SFC Energy has received a low-rate initial production (LRIP) order for the supply of a next-generation fuel cell system (NGFC) for defence applications.

Under the €1.3m contract, the company will produce, test, and deliver units to the customer, whose identity will remain undiclosed.

The system is expected to be used by the customer as the source for reliably powering their unmanned devices in the field.

SFC Energy CEO Dr Peter Podesser said: "Our experience in successfully deploying our products for military forces in recent years has helped to expand our potential customer base for governments across the world.

"Our fielded fuel cells have an excellent international track record in providing silent, non-detectable power to vehicle based and stationary off-grid defence applications.

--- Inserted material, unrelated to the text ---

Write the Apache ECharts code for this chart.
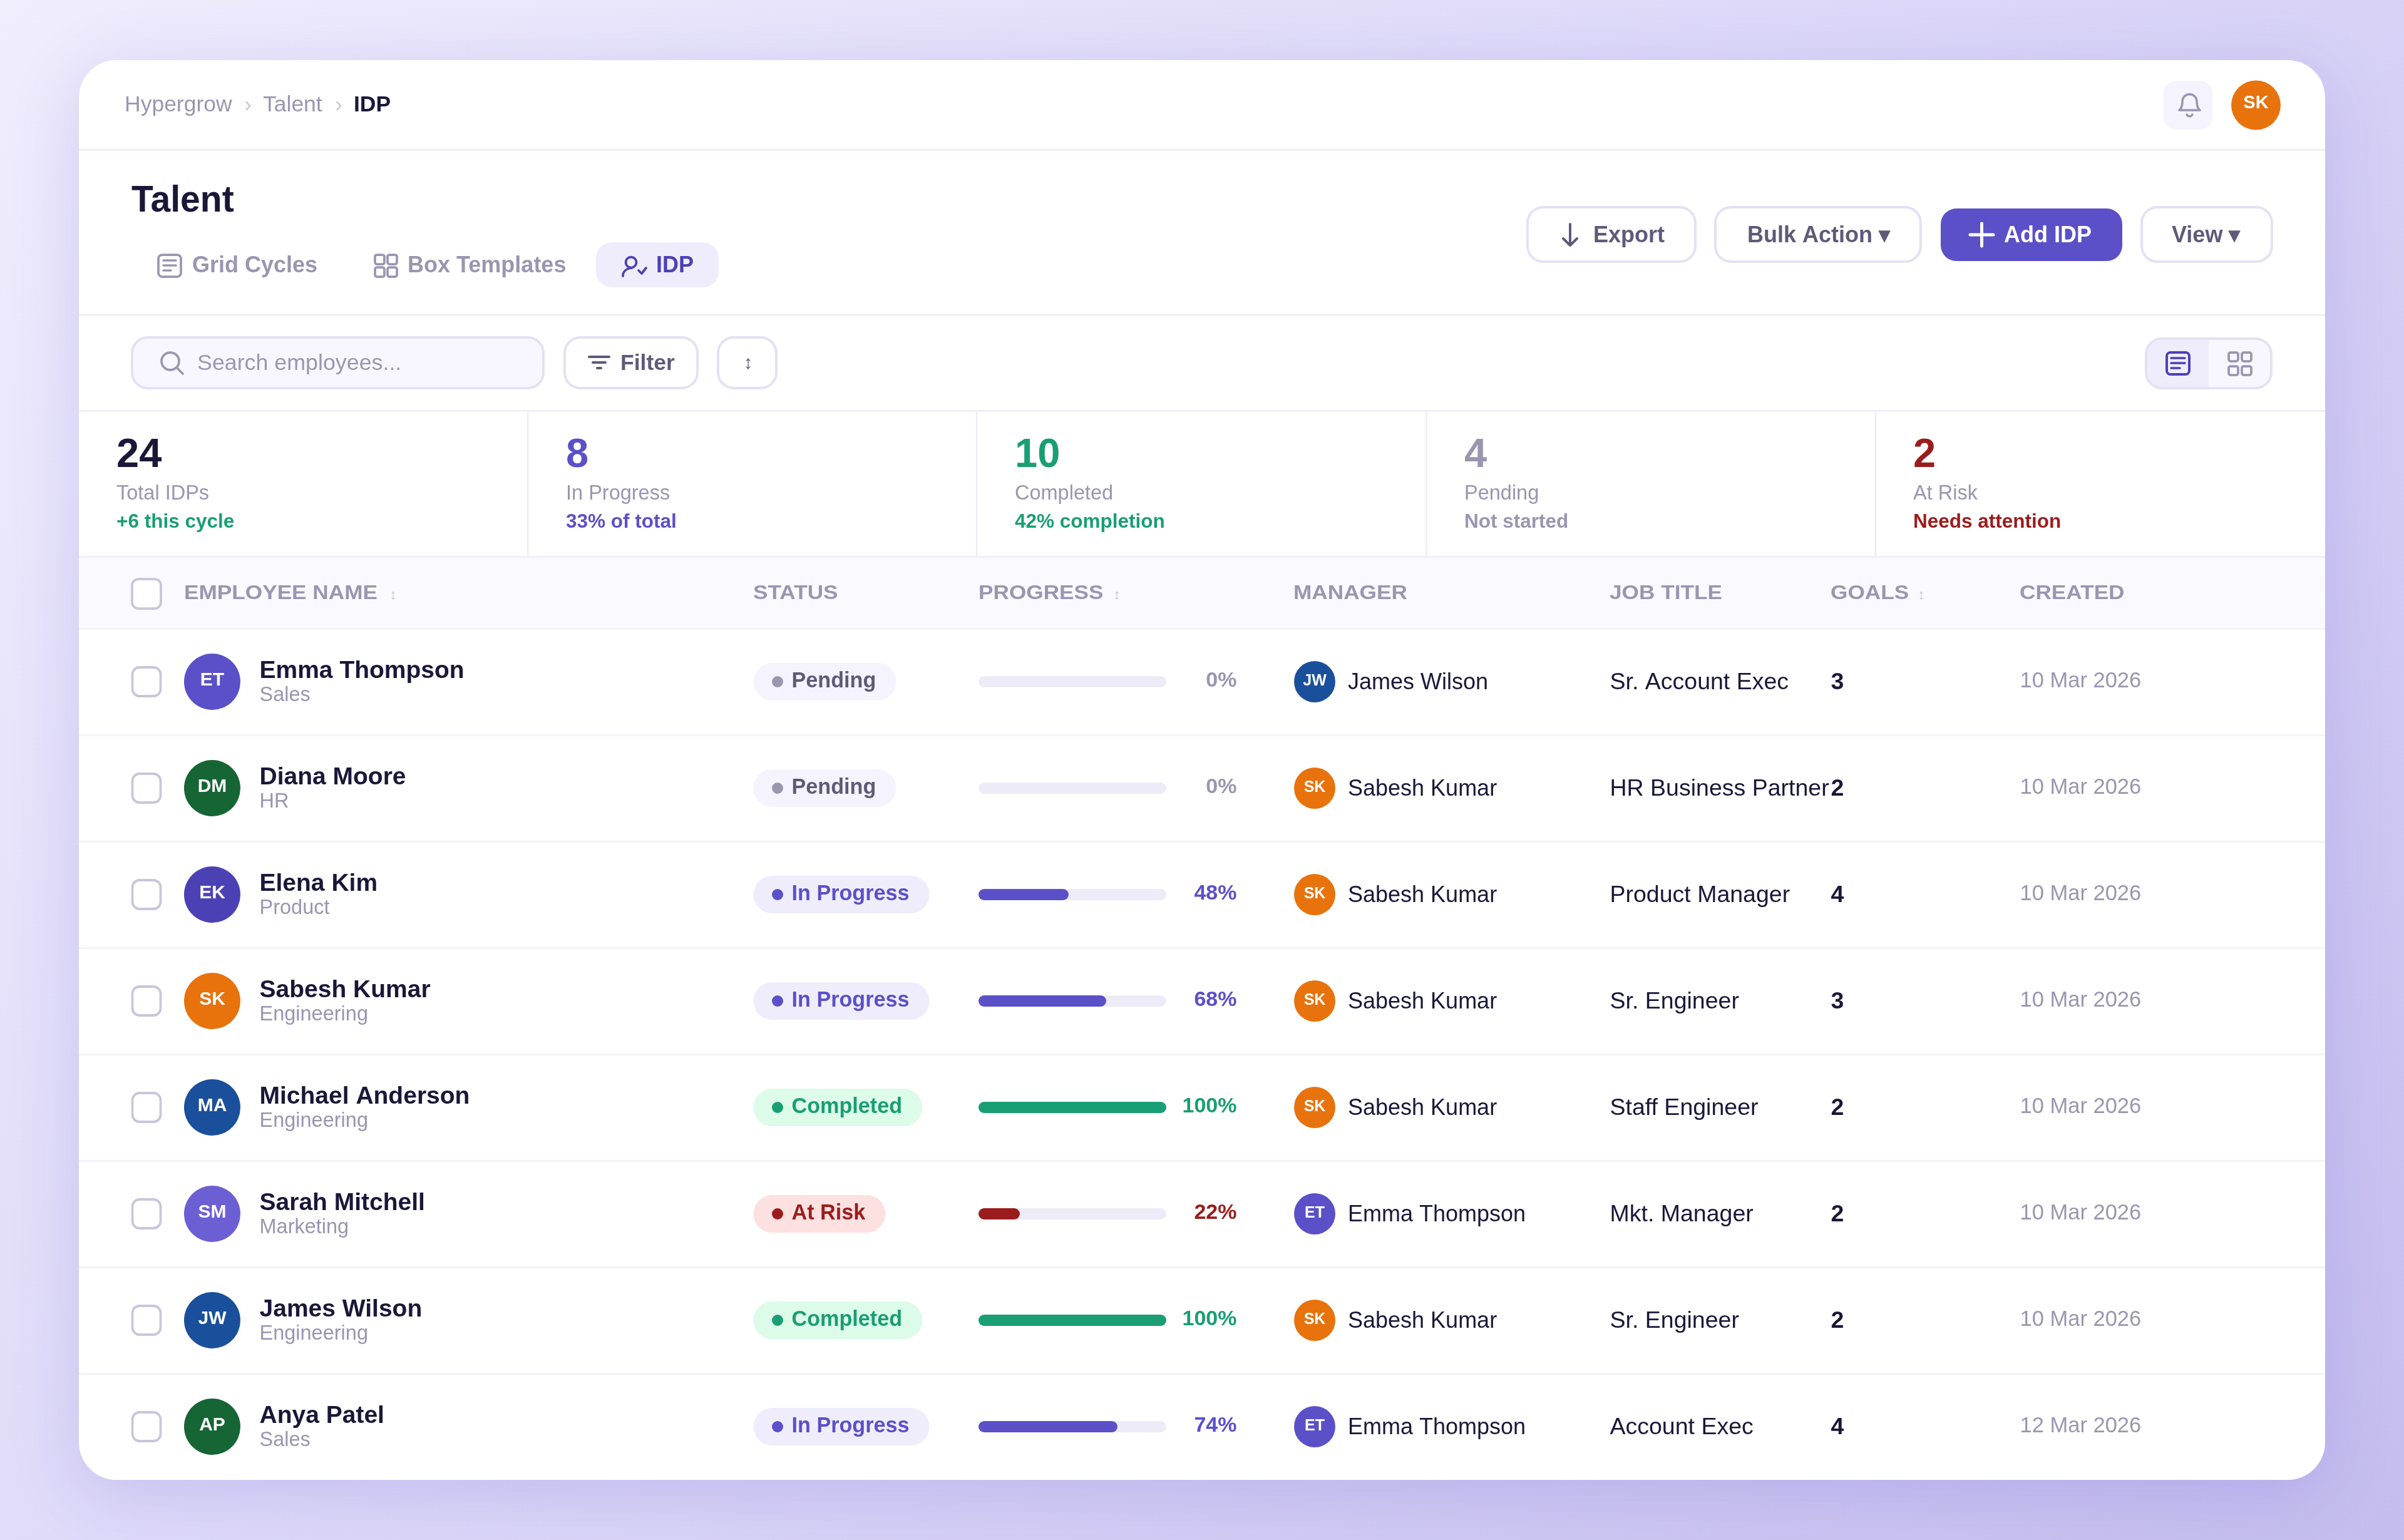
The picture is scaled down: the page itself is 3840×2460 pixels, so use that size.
<!DOCTYPE html>
<html>
<head>
<meta charset="utf-8">
<title>Talent IDP</title>
<style>
  html, body { margin: 0; padding: 0; }
  #main { width: 3840px; height: 2460px; }
</style>
<script src="https://cdn.jsdelivr.net/npm/echarts@6/dist/echarts.min.js"></script>
</head>
<body>
<div id="main"></div>
<script>
// table data
var employees = ['Emma Thompson', 'Diana Moore', 'Elena Kim', 'Sabesh Kumar', 'Michael Anderson', 'Sarah Mitchell', 'James Wilson', 'Anya Patel'];
var departments = ['Sales', 'HR', 'Product', 'Engineering', 'Engineering', 'Marketing', 'Engineering', 'Sales'];
var initials = ['ET', 'DM', 'EK', 'SK', 'MA', 'SM', 'JW', 'AP'];
var statuses = ['Pending', 'Pending', 'In Progress', 'In Progress', 'Completed', 'At Risk', 'Completed', 'In Progress'];
var progress = [0, 0, 48, 68, 100, 22, 100, 74];
var managers = ['James Wilson', 'Sabesh Kumar', 'Sabesh Kumar', 'Sabesh Kumar', 'Sabesh Kumar', 'Emma Thompson', 'Sabesh Kumar', 'Emma Thompson'];
var managerInitials = ['JW', 'SK', 'SK', 'SK', 'SK', 'ET', 'SK', 'ET'];
var jobTitles = ['Sr. Account Exec', 'HR Business Partner', 'Product Manager', 'Sr. Engineer', 'Staff Engineer', 'Mkt. Manager', 'Sr. Engineer', 'Account Exec'];
var goals = [3, 2, 4, 3, 2, 2, 2, 4];
var created = ['10 Mar 2026', '10 Mar 2026', '10 Mar 2026', '10 Mar 2026', '10 Mar 2026', '10 Mar 2026', '10 Mar 2026', '12 Mar 2026'];

// summary strip
var kpiValues = ['24', '8', '10', '4', '2'];
var kpiLabels = ['Total IDPs', 'In Progress', 'Completed', 'Pending', 'At Risk'];
var kpiNotes = ['+6 this cycle', '33% of total', '42% completion', 'Not started', 'Needs attention'];

// colours
var INK = '#1a1738', MUTED = '#9a96b0', BODY = '#5f5a78', LINE = '#eeecf9', EDGE = '#e4e1f4';
var INDIGO = '#5b50c8', DEEP = '#4b41b5', GREEN = '#1a9e74', RED = '#9b1c1c', TRACK = '#eeebf8';
var kpiColors = [INK, INDIGO, GREEN, MUTED, RED];
var kpiNoteColors = [GREEN, INDIGO, GREEN, MUTED, RED];
var statusStyle = {
    'Pending': { text: BODY, dot: MUTED, bg: '#f5f3fe', pct: MUTED, bar: MUTED },
    'In Progress': { text: INDIGO, dot: INDIGO, bg: '#efedfb', pct: INDIGO, bar: INDIGO },
    'Completed': { text: GREEN, dot: GREEN, bg: '#dcfbe9', pct: GREEN, bar: GREEN },
    'At Risk': { text: RED, dot: RED, bg: '#fde0e0', pct: RED, bar: RED }
};
var avatarColors = { ET: '#5b50c8', DM: '#166534', EK: '#4b41b5', SK: '#e8720c', MA: '#1a4f9c', SM: '#6c5fd4', JW: '#1a4f9c', AP: '#166534' };

var FONT = '"Liberation Sans", Arial, sans-serif';
var CARD = { left: 126, top: 96, right: 3714, bottom: 2364 };
var ROWS_TOP = 1004;

// ---- chrome helpers ----
var gfx = [];
var iconCount = 0;

function box(x, y, w, h, r, fill, stroke, lw) {
    gfx.push({
        type: 'rect', silent: true,
        shape: { x: x, y: y, width: w, height: h, r: r },
        style: { fill: fill || 'none', stroke: stroke || 'none', lineWidth: lw || 0 }
    });
}

function label(x, y, str, size, color, bold, align, scaleX) {
    gfx.push({
        type: 'text', silent: true, x: x, y: y + 2.5, scaleX: scaleX || 1,
        style: {
            text: str, fill: color,
            font: (bold ? 'bold ' : '') + size + 'px ' + FONT,
            textAlign: align || 'left', textVerticalAlign: 'middle'
        }
    });
}

// the graphic component has no plain path type, icons get registered as shapes
function stroke(d, color, lw) {
    var name = 'icon' + (iconCount++);
    echarts.graphic.registerShape(name, echarts.graphic.extendPath(d, {}));
    gfx.push({
        type: name, silent: true,
        style: { fill: 'none', stroke: color, lineWidth: lw, lineCap: 'round', lineJoin: 'round' }
    });
}

function button(x, w, text, textX) {
    box(x, 331, w, 87, 25, '#fff', EDGE, 4);
    label(textX, 375, text, 36, BODY, true);
}

// page card
gfx.push({
    type: 'rect', silent: true,
    shape: { x: CARD.left, y: CARD.top, width: CARD.right - CARD.left, height: CARD.bottom - CARD.top, r: 60 },
    style: { fill: '#fff', shadowBlur: 110, shadowOffsetY: 22, shadowColor: 'rgba(91,80,200,0.2)' }
});

// header band of the table and dividers
box(CARD.left, 889, CARD.right - CARD.left, 114, 0, '#faf9ff');
[238, 502, 655, 888].forEach(function (y) {
    box(CARD.left, y, CARD.right - CARD.left, 2.5, 0, LINE);
});
[842, 1559, 2277, 2995].forEach(function (x) {
    box(x, 655, 2.5, 234, 0, LINE);
});

// breadcrumb
label(199, 166, 'Hypergrow', 35.5, MUTED);
label(396, 166, '›', 35, '#c9c5dc', false, 'center');
label(420, 166, 'Talent', 35.5, MUTED);
label(541, 166, '›', 35, '#c9c5dc', false, 'center');
label(565, 166, 'IDP', 35.5, INK, true);

// bell + user
box(3456, 129, 78, 78, 20, '#f5f3fe');
stroke('M3486 162a11.5 11.5 0 0 1 23 0c0 11 5 14 5 14H3481s5-3 5-14M3493 183a5 5 0 0 0 9 0', MUTED, 3.5);
gfx.push({ type: 'circle', silent: true, shape: { cx: 3603.5, cy: 168, r: 39.5 }, style: { fill: '#e8720c' } });
label(3603.5, 162.5, 'SK', 29, '#fff', true, 'center');

// title + tabs
label(210, 319, 'Talent', 60, INK, true, 'left', 0.95);
box(253, 407, 36, 35, 6, 'none', MUTED, 3.75);
stroke('M261 416H281M261 424H281M261 432H273', MUTED, 3.5);
label(307, 423, 'Grid Cycles', 36, MUTED, true);
box(599, 407, 15, 15, 3, 'none', MUTED, 3.75);
box(619, 407, 15, 15, 3, 'none', MUTED, 3.75);
box(599, 427, 15, 15, 3, 'none', MUTED, 3.75);
box(619, 427, 15, 15, 3, 'none', MUTED, 3.75);
label(651, 423, 'Box Templates', 36, MUTED, true);
box(952, 387, 196, 72, 25, '#efedfb');
gfx.push({ type: 'circle', silent: true, shape: { cx: 1008, cy: 419, r: 8.5 }, style: { fill: 'none', stroke: DEEP, lineWidth: 3.75 } });
stroke('M995 441c0-7 5-12 14-13M1020 432L1025 437L1032 428', DEEP, 3.75);
label(1048, 423, 'IDP', 36, DEEP, true);

// action buttons
button(2440, 268, 'Export', 2545);
stroke('M2508 358V392M2497 381L2508 392L2519 381', BODY, 4);
button(2740, 328, 'Bulk Action ▾', 2791);
box(3100, 333, 290, 84, 25, INDIGO);
stroke('M3147 375H3184M3165.5 357V393', '#fff', 5);
label(3201, 375, 'Add IDP', 36, '#fff', true);
button(3421, 208, 'View ▾', 3469);

// search row
box(211, 539, 657, 81, 25, '#f8f7ff', EDGE, 4);
gfx.push({ type: 'circle', silent: true, shape: { cx: 272, cy: 577, r: 14 }, style: { fill: 'none', stroke: MUTED, lineWidth: 3.75 } });
stroke('M282 587L292 597', MUTED, 3.75);
label(315, 579, 'Search employees...', 35.8, MUTED);
box(902, 539, 212, 81, 25, '#fff', EDGE, 4);
stroke('M941 570H973M947 579H967M954 588H960', BODY, 4);
label(991, 579, 'Filter', 35.5, BODY, true);
box(1147, 539, 93, 81, 25, '#fff', EDGE, 4);
label(1195, 578.5, '↕', 30, BODY, false, 'center');

// list / grid toggle
box(3429, 541, 99, 79, [25, 0, 0, 25], '#efedfb');
box(3528, 541, 99, 79, [0, 25, 25, 0], '#f8f7ff');
box(3428, 541, 200, 79, 25, 'none', EDGE, 4);
box(3461, 563, 36, 35, 6, 'none', DEEP, 4);
stroke('M3468 572H3490M3468 580H3490M3468 588H3482', DEEP, 3.5);
box(3560, 563, 15, 14, 3, 'none', MUTED, 3.75);
box(3581, 563, 15, 14, 3, 'none', MUTED, 3.75);
box(3560, 585, 15, 14, 3, 'none', MUTED, 3.75);
box(3581, 585, 15, 14, 3, 'none', MUTED, 3.75);

// summary strip
var kpiX = [186, 904, 1621, 2339, 3056];
kpiValues.forEach(function (v, i) {
    label(kpiX[i], 726, v, 65, kpiColors[i], true);
    label(kpiX[i], 787, kpiLabels[i], 32.5, MUTED);
    label(kpiX[i], 832, kpiNotes[i], 31.5, kpiNoteColors[i], true);
});

// column headers
box(211, 925, 46, 47, 10, '#fff', '#c9c5dc', 3.75);
[['EMPLOYEE NAME', 294], ['STATUS', 1203], ['PROGRESS', 1563], ['MANAGER', 2066], ['JOB TITLE', 2571], ['GOALS', 2924], ['CREATED', 3226]].forEach(function (h) {
    label(h[1], 946, h[0], 32, MUTED, true, 'left', 1.1);
});
[628, 1784, 3069].forEach(function (x) {
    label(x, 948, '↕', 22, '#c9c5dc', false, 'center');
});

// ---- table cells, positioned through the row axis ----
function rowPoints(x) {
    return employees.map(function (name, i) {
        return [x, i];
    });
}

function textColumn(x, texts, style, position, offsetY) {
    return {
        type: 'scatter', xAxisIndex: 1, yAxisIndex: 1, z: 3, silent: true,
        symbolSize: 1, itemStyle: { color: 'transparent', opacity: 1 },
        data: rowPoints(x),
        label: Object.assign({
            show: true, position: position || 'right', distance: 0, offset: [0, offsetY || 0],
            fontFamily: FONT,
            formatter: function (p) { return texts[p.dataIndex]; }
        }, style)
    };
}

function avatarColumn(x, size, list, fontSize, offsetY) {
    return {
        type: 'scatter', xAxisIndex: 1, yAxisIndex: 1, z: 3, silent: true,
        symbol: 'circle', symbolSize: size,
        itemStyle: { opacity: 1, color: function (p) { return avatarColors[list[p.dataIndex]]; } },
        data: rowPoints(x),
        label: {
            show: true, position: 'inside', offset: [0, offsetY],
            fontFamily: FONT, fontWeight: 'bold', fontSize: fontSize, color: '#fff',
            formatter: function (p) { return list[p.dataIndex]; }
        }
    };
}

var series = [
    // progress bars on their own 0-100 axis
    {
        name: 'Progress', type: 'bar', xAxisIndex: 0, yAxisIndex: 0, silent: true,
        barWidth: 18, z: 3,
        showBackground: true,
        backgroundStyle: { color: TRACK, borderRadius: 9 },
        itemStyle: {
            borderRadius: 9,
            color: function (p) { return statusStyle[statuses[p.dataIndex]].bar; }
        },
        data: progress
    },
    // row checkboxes
    {
        type: 'scatter', xAxisIndex: 1, yAxisIndex: 1, z: 3, silent: true,
        symbol: 'roundRect', symbolSize: [45, 46],
        itemStyle: { opacity: 1, color: '#fff', borderColor: '#c9c5dc', borderWidth: 3.75 },
        data: rowPoints(234)
    },
    avatarColumn(339, 90, initials, 30, -2),
    // name + department
    textColumn(414, employees.map(function (n, i) {
        return '{n|' + n + '}\n{d|' + departments[i] + '}';
    }), {
        rich: {
            n: { fontFamily: FONT, fontSize: 39, fontWeight: 'bold', color: INK, lineHeight: 38 },
            d: { fontFamily: FONT, fontSize: 32.5, color: MUTED, lineHeight: 41 }
        }
    }, 'right', 3.5),
    // status pills
    {
        type: 'scatter', xAxisIndex: 1, yAxisIndex: 1, z: 3, silent: true,
        symbolSize: 1, itemStyle: { color: 'transparent', opacity: 1 },
        data: statuses.map(function (s, i) {
            return {
                value: [1203, i],
                label: { color: statusStyle[s].text, backgroundColor: statusStyle[s].bg }
            };
        }),
        label: {
            show: true, position: 'right', distance: 0,
            fontFamily: FONT, fontWeight: 'bold', fontSize: 34.2, lineHeight: 34,
            padding: [13, 32, 13, 61], borderRadius: 30,
            formatter: function (p) { return statuses[p.dataIndex]; }
        }
    },
    {
        type: 'scatter', xAxisIndex: 1, yAxisIndex: 1, z: 4, silent: true,
        symbol: 'circle', symbolSize: 18,
        itemStyle: { opacity: 1, color: function (p) { return statusStyle[statuses[p.dataIndex]].dot; } },
        data: rowPoints(1242)
    },
    // percent next to the bar
    {
        type: 'scatter', xAxisIndex: 1, yAxisIndex: 1, z: 3, silent: true,
        symbolSize: 1, itemStyle: { color: 'transparent', opacity: 1 },
        data: progress.map(function (v, i) {
            return { value: [1976, i], label: { color: statusStyle[statuses[i]].pct } };
        }),
        label: {
            show: true, position: 'left', distance: 0, offset: [0, -1],
            fontFamily: FONT, fontWeight: 'bold', fontSize: 34,
            formatter: function (p) { return progress[p.dataIndex] + '%'; }
        }
    },
    avatarColumn(2100, 66, managerInitials, 25, -1),
    textColumn(2152.5, managers, { fontSize: 36, color: INK }, 'right', 2),
    textColumn(2571, jobTitles, { fontSize: 37.5, color: INK }, 'right', 2),
    textColumn(2924, goals, { fontSize: 37.5, fontWeight: 'bold', color: INK }, 'right', 2),
    textColumn(3226, created, { fontSize: 34.5, color: MUTED }, 'right', -1)
];

var chart = echarts.init(document.getElementById('main'));

var option = {
    animation: false,
    // css style 135deg wash over the whole page
    backgroundColor: new echarts.graphic.LinearGradient(345, -345, 3495, 2805, [
        { offset: 0, color: '#f0edfd' },
        { offset: 0.5, color: '#dcd7f8' },
        { offset: 1, color: '#c5bdef' }
    ], true),
    tooltip: { show: false },
    graphic: { elements: gfx },
    grid: [
        { left: 1563, width: 300, top: ROWS_TOP, height: CARD.bottom - ROWS_TOP },
        { left: CARD.left, width: CARD.right - CARD.left, top: ROWS_TOP, height: CARD.bottom - ROWS_TOP }
    ],
    xAxis: [
        { type: 'value', gridIndex: 0, min: 0, max: 100, show: false },
        // second axis runs in page pixels so column offsets read directly
        { type: 'value', gridIndex: 1, min: CARD.left, max: CARD.right, show: false }
    ],
    yAxis: [
        { type: 'category', gridIndex: 0, data: employees, inverse: true, show: false },
        {
            type: 'category', gridIndex: 1, data: employees, inverse: true, z: 1,
            axisLine: { show: false }, axisTick: { show: false }, axisLabel: { show: false },
            splitLine: { show: true, showMaxLine: false, lineStyle: { color: '#f1f0f8', width: 2.5 } }
        }
    ],
    series: series
};

chart.setOption(option);
</script>
</body>
</html>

"The NGFC will continue this track record and be an integral part of our defence business going forward."

Designed and developed under a joint development agreement (JDA), the NFGC is a fully integrated power source for off-grid defence applications in unmanned scenarios in the theatre.

The system is expected to power stationary off-grid applications automatically for extended periods of time without requiring any user intervention due to high-energy density of the methanol fuel.

"Our fielded fuel cells have an excellent international track record in providing silent, non-detectable power."

The ability to power an application for long time intervals without the user intervention makes the fuel cell the a suitable power source for a variety of covert and undercover scenarios.

Expected to be based on SFC’s proven and tested fuel cell architecture, the NGFC will also reliably charge batteries off-vehicle as field charger.

SFC’s fuel cells, EMILY and JENNY, have already been qualified and officially cleared for military usage by the German Armed Forces.

As part of the JDA and the LRIP order, the company will optimise the fuel cell system, as well as all individual components for maximum lifetime, safety, and reliability.

Image: SFC’s fuel cell EMILY has already been qualified and cleared for use by the German military. Photo: courtesy of SFC.